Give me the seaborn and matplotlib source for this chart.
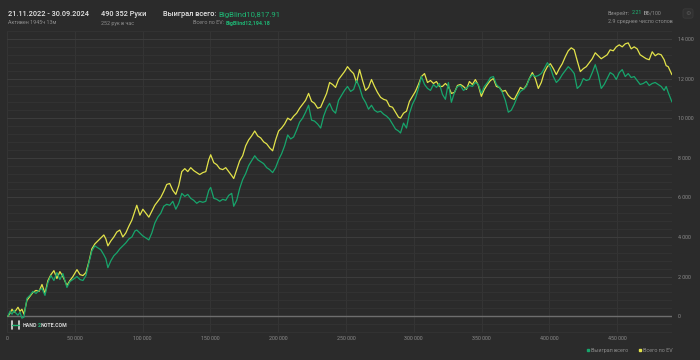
import matplotlib
matplotlib.use("Agg")
import matplotlib.pyplot as plt
import matplotlib.ticker as mticker
from matplotlib.lines import Line2D
import numpy as np
import pandas as pd
import seaborn as sns

# hands played (thousands) and cumulative results in big blinds
hands_k = [
    0.7, 2.2, 3.7, 5.2, 6.6, 8.1, 9.6, 11.0, 12.5, 14.7, 16.9, 19.1, 21.4, 23.6, 25.8, 28.0,
    30.2, 32.4, 34.6, 36.8, 39.0, 41.2, 44.2, 46.4, 48.6, 51.6, 53.8, 56.0, 58.2, 60.4, 62.6,
    64.8, 67.0, 69.2, 71.4, 72.9, 74.4, 76.6, 78.8, 81.0, 83.2, 85.4, 87.6, 89.9, 92.1, 94.3,
    95.7, 98.0, 100.2, 102.4, 104.6, 106.8, 109.0, 111.2, 113.4, 115.6, 117.8, 120.0, 122.3,
    124.5, 126.7, 128.9, 131.1, 133.3, 135.5, 137.7, 139.9, 142.1, 144.4, 146.6, 148.8, 150.2,
    152.5, 154.7, 156.9, 159.1, 161.3, 163.5, 165.7, 167.2, 169.4, 171.6, 173.8, 176.0, 178.2,
    180.4, 182.7, 184.9, 187.1, 189.3, 191.5, 193.7, 195.9, 198.1, 200.3, 202.5, 204.7, 207.0,
    209.2, 211.4, 213.6, 215.8, 218.0, 220.2, 222.4, 224.6, 226.8, 229.1, 231.3, 233.5, 235.7,
    237.9, 240.1, 242.3, 244.5, 246.7, 248.9, 251.1, 253.4, 255.6, 257.8, 260.0, 262.2, 264.4,
    266.6, 268.8, 271.0, 273.2, 275.5, 277.7, 279.9, 282.1, 284.3, 286.5, 288.7, 290.2, 292.4,
    294.6, 296.8, 299.0, 301.2, 303.4, 305.6, 307.9, 310.1, 312.3, 314.5, 316.7, 318.9, 321.1,
    323.3, 325.5, 327.7, 330.0, 332.2, 334.4, 336.6, 338.8, 341.0, 343.2, 345.4, 347.6, 349.8,
    352.0, 354.3, 356.5, 358.7, 360.9, 363.1, 365.3, 367.5, 369.7, 371.9, 374.1, 376.4, 378.6,
    380.8, 383.0, 385.2, 387.4, 389.6, 391.8, 394.0, 396.2, 398.5, 400.7, 402.9, 405.1, 407.3,
    409.5, 411.7, 413.9, 416.1, 418.3, 420.5, 422.8, 425.0, 427.2, 429.4, 431.6, 433.8, 436.0,
    438.2, 440.4, 442.6, 444.8, 447.1, 449.3, 451.5, 453.7, 455.9, 458.1, 460.3, 462.5, 464.7,
    466.9, 469.2, 471.4, 473.6, 475.8, 478.0, 480.2, 482.4, 484.6, 486.1, 487.6, 490.35,
]
won = [
    0, 250, 100, 300, 150, 50, 200, -100, -50, 900, 1050, 1250, 1150, 1300, 1400, 1050,
    1700, 2050, 1800, 2200, 1850, 2150, 1450, 1750, 1850, 2000, 1850, 1800, 2050, 2700, 3300,
    3550, 3450, 3350, 3100, 2900, 2450, 2800, 3050, 3200, 3400, 3550, 3700, 3900, 4000, 4300,
    4350, 4200, 4050, 3950, 3850, 4200, 4700, 5000, 5200, 5550, 5650, 5600, 5800,
    5400, 5700, 6200, 6050, 6150, 5950, 5850, 5700, 5800, 5750, 5800, 6350, 6500,
    5950, 5900, 5800, 5900, 5850, 6100, 6200, 5550, 5850, 6450, 6900, 7200, 7600,
    7850, 8100, 7900, 7800, 7700, 7500, 7400, 7250, 7500, 7900, 8200, 8600, 9150,
    8950, 9050, 9400, 9800, 10000, 10300, 10650, 9900, 9850, 9700, 9500, 10100, 10500,
    10750, 10400, 10250, 10900, 11150, 11400, 11600, 11350, 11450, 11900, 11550, 11050, 10800,
    10450, 10650, 10400, 10300, 10350, 10200, 10100, 9950, 9700, 9450, 9350, 9250, 9750,
    9500, 10250, 10700, 11000, 11500, 12100, 11700, 11500, 11400, 11700, 11550, 11750, 11200,
    10950, 11800, 10800, 11300, 11600, 11650, 11400, 11500, 11650, 11600, 11800, 11700, 11250,
    11600, 11800, 12050, 12100, 11700, 11550, 11300, 10900, 10300, 10400, 10700, 11100, 11350,
    11450, 11600, 12000, 12200, 12100, 12150, 12250, 12500, 12800, 12550, 12100, 11800, 11950,
    12200, 12400, 12600, 12450, 12250, 11500, 11650, 12000, 11900, 11950, 12300, 12700, 12200,
    11500, 11700, 12000, 12300, 12200, 11950, 12300, 12450, 12100, 12250, 12050, 12100, 11900,
    11700, 11750, 11850, 11650, 11750, 11800, 11700, 11600, 11400, 11600, 11300, 10817.91,
]
ev = [
    0, 150, 350, 200, 300, 450, 250, 350, 100, 800, 1000, 1200, 1300, 1250, 1600, 1150,
    1800, 2100, 2300, 1900, 2250, 2000, 1550, 1800, 2000, 2350, 2100, 2050, 2200, 2750, 3400,
    3650, 3800, 3950, 4100, 3900, 3550, 3800, 4000, 4250, 4350, 4000, 4200, 4550, 4850, 5300,
    5600, 5100, 5400, 5200, 5000, 5300, 5600, 5800, 6000, 6300, 6650, 6700, 6350,
    6150, 6600, 7300, 7450, 7300, 7500, 7350, 7250, 7150, 7250, 7300, 7900, 8150,
    7750, 7650, 7450, 7400, 7500, 7300, 7100, 6950, 7400, 7850, 8100, 8600, 8900,
    9100, 9350, 9100, 9000, 8800, 8700, 8500, 8350, 8900, 9350, 9500, 9700, 10000,
    9900, 10100, 10250, 10500, 10700, 10900, 11250, 10850, 10750, 10500, 10550, 10900, 11250,
    11800, 11700, 11550, 11950, 12150, 12350, 12600, 12400, 12250, 11800, 12450, 11900, 11400,
    11550, 11950, 11600, 11300, 11050, 10950, 10900, 10600, 10550, 10300, 10050, 10000, 10250,
    10350, 10850, 11100, 11350, 11700, 12100, 12250, 11800, 11900, 11750, 11850, 11600, 11600,
    11750, 11600, 11250, 11300, 11650, 11700, 11600, 11450, 11850, 11700, 11950, 11650, 11100,
    11450, 11700, 11900, 12000, 11600, 11550, 11350, 11400, 11150, 11000, 10950, 11250, 11550,
    11450, 11650, 12000, 12300, 12000, 11500, 11800, 12300, 12600, 12750, 12500, 12200, 12500,
    12750, 13100, 13400, 13550, 13450, 12900, 12350, 12500, 12600, 12800, 13000, 13300, 13150,
    13000, 13100, 13200, 13450, 13400, 13600, 13700, 13600, 13750, 13800, 13500, 13600, 13500,
    13200, 13100, 13000, 12950, 13350, 13150, 13250, 13200, 12950, 12650, 12600, 12194.18,
]

series_names = ["Выиграл всего", "Всего по EV"]
series_colors = ["#17a56c", "#e3e34a"]

y_ticks = list(range(0, 14001, 2000))
x_ticks = list(range(0, 450001, 50000))

bg = "#2b2b2b"
txt_gray = "#8c8c8c"
txt_white = "#e6e6e6"
green_txt = "#1fb574"

df = pd.DataFrame({
    "hands": np.array(hands_k * 2) * 1000,
    "bb": won + ev,
    "series": [series_names[0]] * len(won) + [series_names[1]] * len(ev),
})

sns.set_theme(style="dark", rc={"axes.facecolor": bg, "figure.facecolor": bg})
plt.rcParams["font.family"] = ["Roboto", "DejaVu Sans"]

fig = plt.figure(figsize=(7, 3.6), dpi=100)
ax = fig.add_axes([7 / 700, 1 - 333 / 360, 665 / 700, 302 / 360])

sns.lineplot(data=df, x="hands", y="bb", hue="series",
             hue_order=[series_names[1], series_names[0]],
             palette={series_names[0]: series_colors[0], series_names[1]: series_colors[1]},
             linewidth=0.9, legend=False, ax=ax, estimator=None, sort=False)

ax.set_xlim(0, 490400)
ax.set_ylim(-850, 14400)
ax.axhline(0, color="#6e6e6e", lw=1.0, zorder=1)

ax.yaxis.tick_right()
ax.set_yticks(y_ticks)
ax.yaxis.set_minor_locator(mticker.MultipleLocator(400))
ax.set_xticks(x_ticks)
fmt = mticker.FuncFormatter(lambda v, p: f"{v:,.0f}".replace(",", " "))
ax.yaxis.set_major_formatter(fmt)
ax.xaxis.set_major_formatter(fmt)
ax.tick_params(axis="both", which="both", length=0, labelsize=3.8, colors=txt_gray)
ax.tick_params(axis="y", pad=4)
ax.tick_params(axis="x", pad=2)

ax.grid(True, which="major", axis="y", color="#3c3c3c", lw=0.8)
ax.grid(True, which="minor", axis="y", color="#333333", lw=0.7)
ax.grid(True, which="major", axis="x", color="#353535", lw=0.7)
ax.set_axisbelow(True)
for s in ax.spines.values():
    s.set_visible(False)
ax.set_xlabel("")
ax.set_ylabel("")

renderer = fig.canvas.get_renderer()


def row(px, py, parts, gap=1.5):
    """Place coloured text pieces one after another on a baseline at pixel (px, py)."""
    x = px
    for s, size, color, weight in parts:
        t = fig.text(x / 700, 1 - py / 360, s, fontsize=size, color=color,
                     fontweight=weight, ha="left", va="baseline")
        x = t.get_window_extent(renderer).x1 + gap
    return x


row(8, 16.5, [("21.11.2022 - 30.09.2024", 5.3, txt_white, "medium")])
row(8, 24.5, [("Активен 1945ч 13м", 3.9, txt_gray, "normal")])
row(101, 16.5, [("490 352 Руки", 5.3, txt_white, "medium")])
row(101, 24.5, [("252 рук в час", 3.9, txt_gray, "normal")])
row(163, 16.5, [("Выиграл всего:", 5.3, txt_white, "medium"),
                ("BigBlind10,817.91", 5.6, green_txt, "normal")])
row(193, 24.5, [("Всего по EV:", 3.9, txt_gray, "normal"),
                ("BigBlind12,194.18", 3.9, green_txt, "bold")])
row(608, 14.5, [("Винрейт:", 3.9, txt_gray, "normal"),
                ("2.21", 3.9, green_txt, "normal"),
                ("ББ/100", 3.9, txt_gray, "normal")])
row(608, 23.5, [("2.9 среднее число столов", 3.9, txt_gray, "normal")])
fig.text(688 / 700, 1 - 13.5 / 360, "\u2699", fontsize=4.5, color="#5a5a5a",
         family=["DejaVu Sans"], ha="center", va="center",
         bbox=dict(boxstyle="round,pad=0.35", fc="#303030", ec="#3a3a3a", lw=0.6))

# logo
fig.add_artist(Line2D([12 / 700, 12 / 700], [1 - 321 / 360, 1 - 329 / 360], color="#dddddd", lw=1.2))
fig.add_artist(Line2D([19 / 700, 19 / 700], [1 - 321 / 360, 1 - 329 / 360], color="#dddddd", lw=1.2))
fig.add_artist(Line2D([12 / 700, 19 / 700], [1 - 325 / 360, 1 - 325 / 360], color="#1fb574", lw=1.0))
row(23, 327, [("HAND", 3.8, "#d8d8d8", "bold"),
              ("2", 3.8, green_txt, "bold"),
              ("NOTE.COM", 3.8, "#d8d8d8", "bold")], gap=0.2)

# legend
handles = [Line2D([], [], ls="", marker="s", markersize=1.8, color=c) for c in series_colors]
fig.legend(handles, series_names, loc="center right", bbox_to_anchor=(675 / 700, 1 - 350.5 / 360),
           ncol=2, frameon=False, fontsize=3.9, labelcolor=txt_gray, handletextpad=0.2,
           columnspacing=2.0, handlelength=0.6, borderaxespad=0)

fig.savefig("out.png", dpi=100, facecolor=bg)
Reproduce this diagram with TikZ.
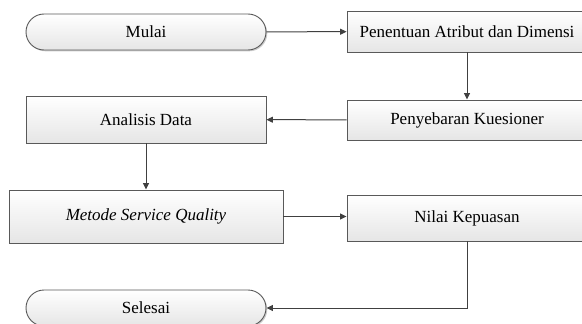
\documentclass[tikz,border=0pt]{standalone}
\usepackage{fontspec}
\setmainfont{Liberation Serif}
\usetikzlibrary{arrows.meta,positioning,shadows}

\tikzset{
    box/.style={draw=black!65, line width=0.9pt, top color=white, bottom color=black!10,
        drop shadow={shadow xshift=1.3pt, shadow yshift=-1.3pt, opacity=0.4},
        minimum width=240pt, inner sep=0pt, align=center},
    term/.style={box, rounded corners=18pt, minimum height=36pt},
    line/.style={draw=black!75, line width=1pt},
    arr/.style={line, -{Triangle[length=6.5pt,width=6pt]}}
}

\begin{document}
\begin{tikzpicture}[x=1pt, y=-1pt, font=\fontsize{17}{20}\selectfont]
        \useasboundingbox (0,0) rectangle (582,324);
        \clip (0,0) rectangle (582,324);

        \node[term] (mulai) at (146,32) {Mulai};
        \node[box, minimum height=41pt] (atribut) at (467,31.5) {Penentuan Atribut dan Dimensi};
        \node[box, minimum height=40pt] (sebar) at (467,120) {Penyebaran Kuesioner};
        \node[box, minimum height=47pt] (analisis) at (146,119.5) {Analisis Data};
        \node[box, minimum width=274pt, minimum height=53pt] (metode) at (146,216.5) {\textit{Metode Service Quality}};
        \node[box, minimum height=46pt] (nilai) at (467,218) {Nilai Kepuasan};
        \node[term] (selesai) at (146,308) {Selesai};

        \draw[arr] (mulai) -- (atribut);
        \draw[arr] (atribut) -- (sebar);
        \draw[arr] (sebar) -- (analisis);
        \draw[arr] (analisis) -- (metode);
        \draw[arr] (metode.east) -- (metode.east -| nilai.west);
        \draw[arr] (nilai.south) |- (selesai.east);
    \end{tikzpicture}
\end{document}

──────────────────────────────

### Work to complete
Repeat the listing above up to and including the line with "import seaborn as sns", starting from its first line. Drop any pictures.

### Full response
Give me the seaborn and matplotlib source for this chart.
import matplotlib
matplotlib.use("Agg")
import matplotlib.pyplot as plt
import matplotlib.ticker as mticker
from matplotlib.lines import Line2D
import numpy as np
import pandas as pd
import seaborn as sns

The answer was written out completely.